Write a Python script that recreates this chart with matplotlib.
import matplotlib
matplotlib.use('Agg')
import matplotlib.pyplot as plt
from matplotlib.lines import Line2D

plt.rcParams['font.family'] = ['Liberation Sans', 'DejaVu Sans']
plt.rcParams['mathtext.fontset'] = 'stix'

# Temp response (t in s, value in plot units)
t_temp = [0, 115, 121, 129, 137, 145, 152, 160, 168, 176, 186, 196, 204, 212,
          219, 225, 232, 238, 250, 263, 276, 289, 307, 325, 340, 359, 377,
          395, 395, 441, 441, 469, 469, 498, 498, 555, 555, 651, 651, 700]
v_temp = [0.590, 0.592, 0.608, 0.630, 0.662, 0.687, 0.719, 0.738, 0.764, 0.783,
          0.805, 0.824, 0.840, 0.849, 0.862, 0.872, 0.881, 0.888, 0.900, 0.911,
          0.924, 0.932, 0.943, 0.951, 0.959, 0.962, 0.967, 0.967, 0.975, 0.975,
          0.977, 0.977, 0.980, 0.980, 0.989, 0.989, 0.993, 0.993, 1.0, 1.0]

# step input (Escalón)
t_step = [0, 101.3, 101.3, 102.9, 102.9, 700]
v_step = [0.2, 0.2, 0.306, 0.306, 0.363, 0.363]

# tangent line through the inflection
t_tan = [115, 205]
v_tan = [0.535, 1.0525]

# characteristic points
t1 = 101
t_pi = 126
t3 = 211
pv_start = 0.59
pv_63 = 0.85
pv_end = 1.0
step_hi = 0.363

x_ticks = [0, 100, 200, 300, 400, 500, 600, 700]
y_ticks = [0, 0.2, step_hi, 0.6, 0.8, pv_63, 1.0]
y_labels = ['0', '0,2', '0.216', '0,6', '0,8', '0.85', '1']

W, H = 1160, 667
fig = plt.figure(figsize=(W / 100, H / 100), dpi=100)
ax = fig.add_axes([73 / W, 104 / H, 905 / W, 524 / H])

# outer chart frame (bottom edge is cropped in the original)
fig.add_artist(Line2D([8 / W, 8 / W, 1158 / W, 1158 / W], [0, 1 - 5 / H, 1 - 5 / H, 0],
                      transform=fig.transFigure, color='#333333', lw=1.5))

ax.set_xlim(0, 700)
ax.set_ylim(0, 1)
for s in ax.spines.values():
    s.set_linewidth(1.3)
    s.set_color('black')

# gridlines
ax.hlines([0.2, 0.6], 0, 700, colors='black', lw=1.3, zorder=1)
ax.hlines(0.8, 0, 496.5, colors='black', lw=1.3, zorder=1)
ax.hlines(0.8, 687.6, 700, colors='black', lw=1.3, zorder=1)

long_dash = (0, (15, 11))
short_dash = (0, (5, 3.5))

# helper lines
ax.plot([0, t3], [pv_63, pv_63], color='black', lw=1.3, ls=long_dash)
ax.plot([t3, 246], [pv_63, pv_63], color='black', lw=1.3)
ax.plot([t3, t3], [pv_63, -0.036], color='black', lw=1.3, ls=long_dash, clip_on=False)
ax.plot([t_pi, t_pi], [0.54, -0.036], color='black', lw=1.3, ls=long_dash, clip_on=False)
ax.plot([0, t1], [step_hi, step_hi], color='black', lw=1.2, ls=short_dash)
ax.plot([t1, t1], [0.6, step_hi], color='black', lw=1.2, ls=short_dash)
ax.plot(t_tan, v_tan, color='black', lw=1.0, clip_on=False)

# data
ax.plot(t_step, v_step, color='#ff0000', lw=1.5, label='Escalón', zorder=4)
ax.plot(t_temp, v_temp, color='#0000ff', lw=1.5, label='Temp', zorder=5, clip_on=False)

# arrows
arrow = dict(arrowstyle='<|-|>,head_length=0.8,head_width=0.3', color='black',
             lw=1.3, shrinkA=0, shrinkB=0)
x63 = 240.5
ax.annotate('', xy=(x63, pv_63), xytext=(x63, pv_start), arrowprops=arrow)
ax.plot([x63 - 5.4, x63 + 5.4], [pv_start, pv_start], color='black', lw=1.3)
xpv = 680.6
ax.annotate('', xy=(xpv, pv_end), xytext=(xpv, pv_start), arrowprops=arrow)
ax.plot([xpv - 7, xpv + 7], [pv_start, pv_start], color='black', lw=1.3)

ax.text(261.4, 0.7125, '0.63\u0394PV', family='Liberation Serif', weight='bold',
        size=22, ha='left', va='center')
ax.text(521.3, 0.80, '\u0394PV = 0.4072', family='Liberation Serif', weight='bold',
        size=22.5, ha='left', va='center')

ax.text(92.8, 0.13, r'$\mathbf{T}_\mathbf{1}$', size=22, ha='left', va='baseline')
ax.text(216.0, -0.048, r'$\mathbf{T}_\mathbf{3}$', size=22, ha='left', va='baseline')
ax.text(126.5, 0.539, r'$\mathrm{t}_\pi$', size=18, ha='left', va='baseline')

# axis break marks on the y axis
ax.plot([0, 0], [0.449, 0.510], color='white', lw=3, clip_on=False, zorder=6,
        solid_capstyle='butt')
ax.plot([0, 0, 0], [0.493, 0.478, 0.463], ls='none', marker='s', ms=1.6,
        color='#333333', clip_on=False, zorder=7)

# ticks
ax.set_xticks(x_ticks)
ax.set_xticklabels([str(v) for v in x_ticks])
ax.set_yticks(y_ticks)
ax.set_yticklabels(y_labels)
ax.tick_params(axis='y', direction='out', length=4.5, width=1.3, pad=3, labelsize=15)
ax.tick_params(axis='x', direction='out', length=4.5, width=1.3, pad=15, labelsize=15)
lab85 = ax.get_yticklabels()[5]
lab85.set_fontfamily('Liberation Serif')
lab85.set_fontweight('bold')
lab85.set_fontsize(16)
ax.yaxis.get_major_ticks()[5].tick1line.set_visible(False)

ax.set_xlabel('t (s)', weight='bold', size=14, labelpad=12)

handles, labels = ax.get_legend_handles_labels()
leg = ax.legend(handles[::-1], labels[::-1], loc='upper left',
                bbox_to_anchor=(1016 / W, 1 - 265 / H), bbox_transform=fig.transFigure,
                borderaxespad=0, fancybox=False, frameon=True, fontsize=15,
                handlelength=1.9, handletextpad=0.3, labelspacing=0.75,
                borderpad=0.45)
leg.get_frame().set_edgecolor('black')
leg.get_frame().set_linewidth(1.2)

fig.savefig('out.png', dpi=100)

--

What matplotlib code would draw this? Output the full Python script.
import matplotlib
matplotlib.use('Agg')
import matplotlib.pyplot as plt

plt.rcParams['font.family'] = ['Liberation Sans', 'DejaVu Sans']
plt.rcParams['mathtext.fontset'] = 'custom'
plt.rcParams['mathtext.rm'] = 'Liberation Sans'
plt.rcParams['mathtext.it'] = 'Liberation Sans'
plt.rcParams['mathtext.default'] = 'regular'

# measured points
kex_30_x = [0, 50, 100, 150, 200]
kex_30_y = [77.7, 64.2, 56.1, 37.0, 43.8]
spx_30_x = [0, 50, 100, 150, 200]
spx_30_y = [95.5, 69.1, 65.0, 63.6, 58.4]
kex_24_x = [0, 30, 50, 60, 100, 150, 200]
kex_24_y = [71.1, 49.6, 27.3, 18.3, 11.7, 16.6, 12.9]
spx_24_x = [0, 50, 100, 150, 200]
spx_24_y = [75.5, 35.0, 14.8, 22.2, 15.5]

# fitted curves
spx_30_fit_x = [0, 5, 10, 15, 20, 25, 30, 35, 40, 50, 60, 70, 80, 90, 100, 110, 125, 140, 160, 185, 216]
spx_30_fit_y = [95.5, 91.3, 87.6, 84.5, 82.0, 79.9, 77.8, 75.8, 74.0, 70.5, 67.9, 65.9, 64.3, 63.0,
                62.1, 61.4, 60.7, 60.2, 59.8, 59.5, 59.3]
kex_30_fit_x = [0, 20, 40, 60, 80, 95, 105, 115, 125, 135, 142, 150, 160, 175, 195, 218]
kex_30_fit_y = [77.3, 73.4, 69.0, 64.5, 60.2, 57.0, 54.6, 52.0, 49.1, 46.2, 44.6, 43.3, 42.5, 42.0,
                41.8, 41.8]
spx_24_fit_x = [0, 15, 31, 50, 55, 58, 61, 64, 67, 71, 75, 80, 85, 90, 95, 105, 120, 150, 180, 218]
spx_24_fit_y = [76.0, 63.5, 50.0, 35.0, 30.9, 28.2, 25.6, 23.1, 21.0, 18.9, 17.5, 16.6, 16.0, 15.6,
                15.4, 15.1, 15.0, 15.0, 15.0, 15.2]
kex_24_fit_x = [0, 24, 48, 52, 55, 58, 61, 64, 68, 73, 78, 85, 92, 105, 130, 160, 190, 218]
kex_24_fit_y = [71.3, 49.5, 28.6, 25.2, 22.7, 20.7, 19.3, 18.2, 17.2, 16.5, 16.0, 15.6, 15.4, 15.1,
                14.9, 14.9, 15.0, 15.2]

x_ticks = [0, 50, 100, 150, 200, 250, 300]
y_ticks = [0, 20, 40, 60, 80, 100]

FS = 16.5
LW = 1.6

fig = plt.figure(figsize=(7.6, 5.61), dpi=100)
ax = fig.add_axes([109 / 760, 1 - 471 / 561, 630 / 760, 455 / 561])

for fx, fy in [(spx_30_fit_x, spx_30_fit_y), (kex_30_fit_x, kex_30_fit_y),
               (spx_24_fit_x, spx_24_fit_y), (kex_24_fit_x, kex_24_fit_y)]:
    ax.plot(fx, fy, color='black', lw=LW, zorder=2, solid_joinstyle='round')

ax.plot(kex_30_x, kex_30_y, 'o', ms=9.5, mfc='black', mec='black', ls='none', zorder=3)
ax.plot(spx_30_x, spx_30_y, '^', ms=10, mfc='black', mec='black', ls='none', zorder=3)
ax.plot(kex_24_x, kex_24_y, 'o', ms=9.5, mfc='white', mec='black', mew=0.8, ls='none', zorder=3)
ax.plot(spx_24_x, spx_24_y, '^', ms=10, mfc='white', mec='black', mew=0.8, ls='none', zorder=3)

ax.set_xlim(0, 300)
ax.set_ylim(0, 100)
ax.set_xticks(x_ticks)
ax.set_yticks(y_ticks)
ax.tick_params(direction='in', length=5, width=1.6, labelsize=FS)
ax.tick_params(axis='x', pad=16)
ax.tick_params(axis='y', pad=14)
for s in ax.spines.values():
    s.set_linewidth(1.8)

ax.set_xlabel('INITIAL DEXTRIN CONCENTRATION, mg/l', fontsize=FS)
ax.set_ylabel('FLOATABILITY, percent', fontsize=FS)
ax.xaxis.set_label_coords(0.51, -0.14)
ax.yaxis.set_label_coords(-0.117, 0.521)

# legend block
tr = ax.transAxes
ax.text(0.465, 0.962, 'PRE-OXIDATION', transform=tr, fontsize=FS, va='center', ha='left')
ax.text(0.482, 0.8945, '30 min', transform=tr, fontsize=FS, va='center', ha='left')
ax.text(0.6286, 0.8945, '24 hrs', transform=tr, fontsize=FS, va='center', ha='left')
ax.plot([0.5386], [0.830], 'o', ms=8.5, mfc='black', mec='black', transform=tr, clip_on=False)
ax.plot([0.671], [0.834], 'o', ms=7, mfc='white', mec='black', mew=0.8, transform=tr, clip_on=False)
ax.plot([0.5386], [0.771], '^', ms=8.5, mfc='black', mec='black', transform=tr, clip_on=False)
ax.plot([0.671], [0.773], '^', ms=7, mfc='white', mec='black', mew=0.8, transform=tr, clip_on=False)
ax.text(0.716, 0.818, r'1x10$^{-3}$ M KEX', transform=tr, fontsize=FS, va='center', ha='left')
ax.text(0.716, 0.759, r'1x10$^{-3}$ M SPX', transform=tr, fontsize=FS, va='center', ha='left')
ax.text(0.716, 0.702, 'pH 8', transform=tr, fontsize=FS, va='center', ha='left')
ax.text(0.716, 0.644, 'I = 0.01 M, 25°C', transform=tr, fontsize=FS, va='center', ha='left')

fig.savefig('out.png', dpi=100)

> **Task to carry out**
Reproduce the lines exactly, taking as the first line the one with "Write a Python" and as the last line the one with "plt.rcParams['mathtext.fontset'] = 'stix'", and include nothing else.

> **Task response**
Write a Python script that recreates this chart with matplotlib.
import matplotlib
matplotlib.use('Agg')
import matplotlib.pyplot as plt
from matplotlib.lines import Line2D

plt.rcParams['font.family'] = ['Liberation Sans', 'DejaVu Sans']
plt.rcParams['mathtext.fontset'] = 'stix'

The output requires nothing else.